Vermutlich setzt das Hussein-Regime auf den Häuserkampf und will die alliierten Truppen in die Falle von Bagdad locken, nachdem das Konzept, nicht das Land, sondern Städte zu verteidigen, zumindest einige Erfolge gebracht hat (über die Zahl derjenigen irakischen Soldaten, die für das Regime ihr Leben freiwillig oder gezwungenermaßen lassen mussten, gibt es bestenfalls Mutmaßungen, aber überhaupt keine wirklichen Anhaltspunkte). Um den Gerüchten entgegenzutreten, die von der US-Regierung bekräftigt wurden, dass Saddam Hussein bereits tot sei (Das Phantom von Bagdad), zeigte sich nun der Diktator für das Fernsehen in Bagdad und besichtigte Bombenkrater. Saddam tauchte in dem Film, der am Freitag ausgestrahlt wurde (und wahrscheinlich wegen des Stromausfalls von nicht vielen Menschen in Bagdad gesehen werden konnte, sodass er vielleicht über arabische Sender vermittelt eher an die Weltöffentlichkeit gerichtet war), in die Menge ein, die ihn - natürlich - bejubelte. Die leibhafte Wiederauferstehung könnte notwendig geworden sein, um den bröckelnden Widerstand oder auch nur die Angst vor der Rache des Regimes zu stärken.

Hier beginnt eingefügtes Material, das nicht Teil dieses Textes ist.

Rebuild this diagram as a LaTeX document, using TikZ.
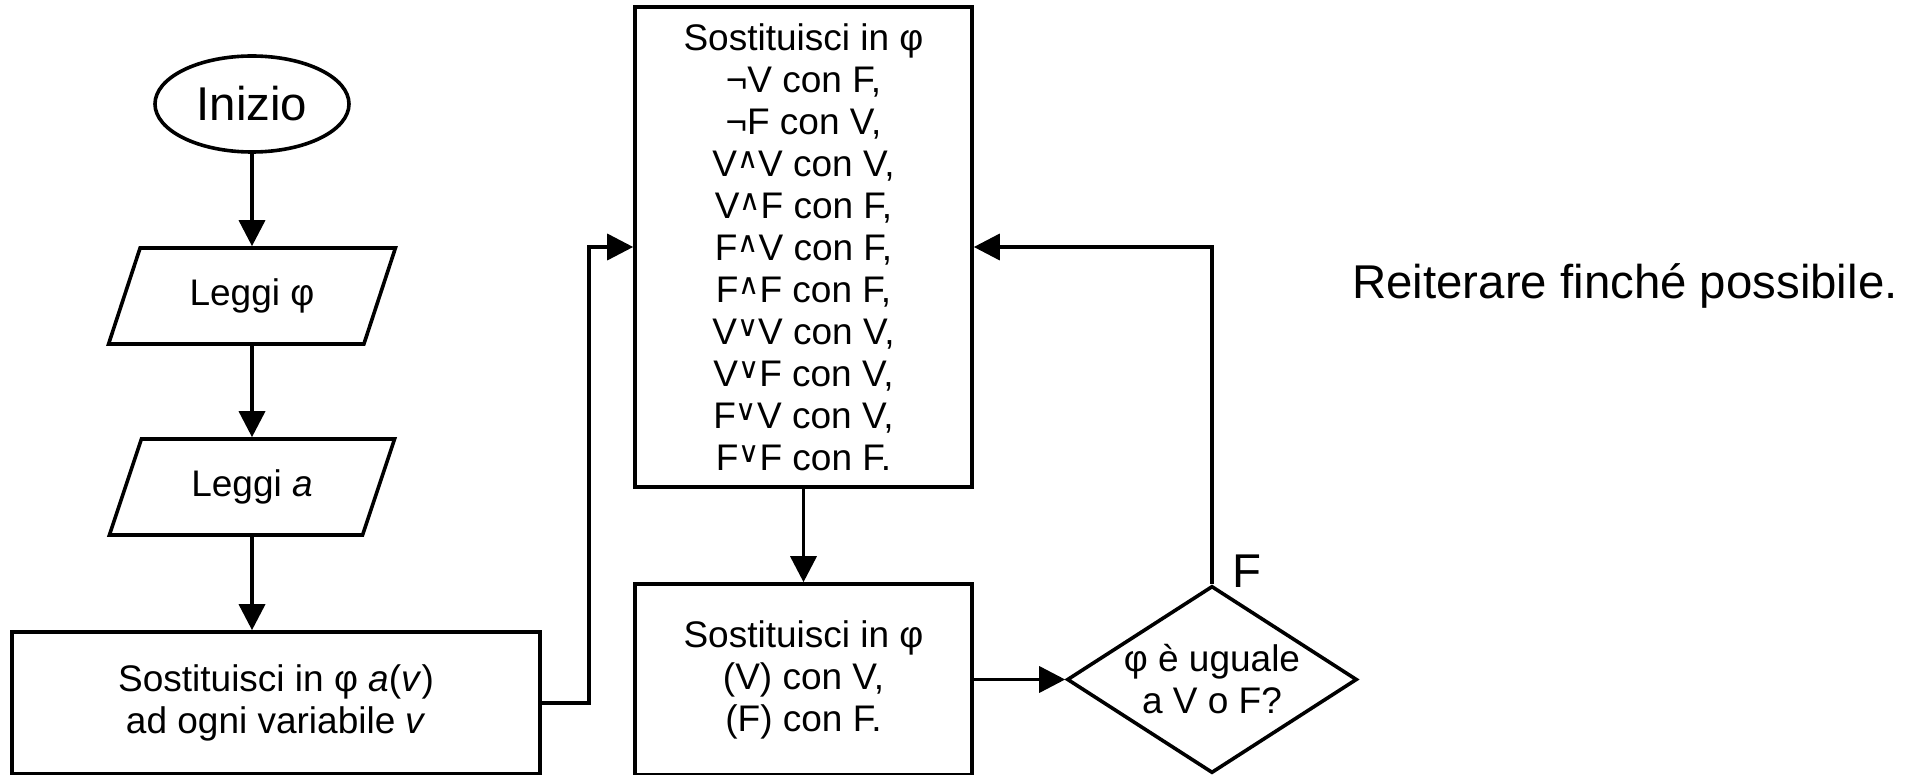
\documentclass[tikz,border=0pt]{standalone}
\usepackage{fontspec}
\setmainfont{Liberation Sans}
\newfontfamily\symfont{DejaVu Sans}
\usetikzlibrary{shapes.geometric,arrows.meta,positioning}
\newcommand{\opand}{\raisebox{4pt}{\symfont\fontsize{14.5}{14.5}\selectfont ∧}}
\newcommand{\opor}{\raisebox{4pt}{\symfont\fontsize{14.5}{14.5}\selectfont ∨}}
\newcommand{\opnot}{¬}

\begin{document}
\begin{tikzpicture}[x=0.5pt, y=-0.5pt, line width=1.8pt,
    every node/.style={font=\fontsize{18.5}{21}\selectfont, align=center},
    big/.style={font=\fontsize{23.7}{28}\selectfont},
    startstop/.style={draw, ellipse, inner sep=0pt, minimum width=97pt, minimum height=48pt},
    io/.style={draw, trapezium, trapezium left angle=63, trapezium right angle=117,
      trapezium stretches=true, inner sep=0pt, minimum width=143.5pt, minimum height=48pt},
    process/.style={draw, rectangle, inner sep=0pt},
    decision/.style={draw, diamond, aspect=1.5, inner sep=0pt},
    flow/.style={-{Triangle[length=13pt,width=13pt]}}]
    \useasboundingbox (0,0) rectangle (1919,775);
    \node (start) [startstop, big] at (252,104) {Inizio};
    \node (readphi) [io] at (252,296) {Leggi φ};
    \node (reada) [io] at (252,487) {Leggi \textit{a}};
    \node (assign) [process, minimum width=264pt, minimum height=71pt] at (276,703)
      {Sostituisci in φ \textit{a}(\textit{v})\\ ad ogni variabile \textit{v}};
    \node (rules) [process, minimum width=168.5pt, minimum height=240pt] at (803.5,247)
      {Sostituisci in φ\\
       \opnot V con F,\\
       \opnot F con V,\\
       V\opand V con V,\\
       V\opand F con F,\\
       F\opand V con F,\\
       F\opand F con F,\\
       V\opor V con V,\\
       V\opor F con V,\\
       F\opor V con V,\\
       F\opor F con F.};
    \node (simplify) [process, minimum width=168.5pt, minimum height=95.5pt] at (803.5,679.5)
      {Sostituisci in φ\\(V) con V,\\(F) con F.};
    \node (check) [decision, minimum width=145pt] at (1212,679.5) {φ è uguale\\a V o F?};
    \node (false) [big, anchor=base west, inner sep=0pt] at (1231,587) {F};
    \node (note) [big] at (1625,286) {Reiterare finché possibile.};
    \draw[flow] (start) -- (readphi);
    \draw[flow] (readphi) -- (reada);
    \draw[flow] (reada.south) -- (reada.south |- assign.north);
    \draw[flow] (assign.east) -- ++(47,0) |- (rules.west);
    \draw[flow] (rules) -- (simplify);
    \draw[flow] (simplify.east) -- (simplify.east -| check.west);
    \draw[flow] (check.north) |- (rules.east);
\end{tikzpicture}
\end{document}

Schon zuvor hatte er in einer Ansprache, in der er die Menschen zum Kampf aufforderte, auch verbal zu erkennen, dass die Aufnahme nach dem "Enthauptungs"-Angriff in der ersten Nacht gemacht worden sein müsste. Er lobte den Bauern, der mit seinem Gewehr am 24. März einen Apache-Hubschrauber abgeschossen haben soll. Das war zumindest immer die Version des irakischen Staatsfernsehens. Ob die Fernsehbilder nun beweisen, dass Saddam noch lebt, ist weiterhin fraglich. Für den BND müsste eigentlich damit klar sein, dass er nicht tot ist, wenn es sich nicht um eine perfide Bildmanipulation handelt. Für andere könnte es sich um einen der Doubles gehandelt haben. Aber auch deren Auftritt würde nicht für die eine oder andere Version sprechen.

Ungelegen dürfte den Alliierten aber auch ein anderer Medienflop werden. Am 3. April ging durch viele Medien die Nachricht, dass Ajatollah Sayyid Ali al-Sistani, der höchste schiitische Geistliche des Landes, in einer Fatwa die Menschen dazu aufgerufen hat, nicht gegen die Amerikaner und Briten zu kämpfen. General Vincent Brooks vom US-Hauptkommando in Katar zeigte sich über diese Nachricht höchst erfreut: "Wir glauben, das dies ein sehr wichtiger Wendepunkt und ein weiteres Indiz dafür ist, dass sich das irakische Regime seinem Ende nähert."

Tatsächlich wäre dies eine wichtige Veränderung, weil viele muslimische Geistliche sich gegen den Krieg und für den Dschihad gegen die Invasoren ausgesprochen haben (Tödlicher Staub). Der 73-jährige Ajatollah ist nicht nur der höchste Geistliche, sondern auch ein Symbol des Widerstands für die Schiiten. Er stand 10 Jahre lang in der Heiligen Stadt Nadschaf unter Arrest des Hussein-Regimes und wurde von Husseins Geheimpolizei bewacht. Mit der Eroberung der Stadt durch alliierten Truppen vor wenigen Tagen sind die Wachen geflohen. Im September des letzten Jahres hatte al-Sastani allerdings noch eine Fatwa ausgesprochen, die zum Kampf gegen die möglichen Invasoren aufrief.

Nach einem Bericht des Senders al-Dschasira, der sich dadurch wahrscheinlich nicht beliebter macht, hat der Ajatollah aber seine angebliche Fatwa widerrufen. Auch Islam Online bestätigt diese Behauptung. Danach sei die Falschmeldung von der in London sitzenden Al-Khoiy Organisation ausgegangen. Es herrscht also erneut Verwirrung im Spiel der Propaganda, die von allen Seiten inszeniert wird und trotz oder vielleicht auch wegen aller Medienpräsenz den "fog of the war" immer dichter werden lässt.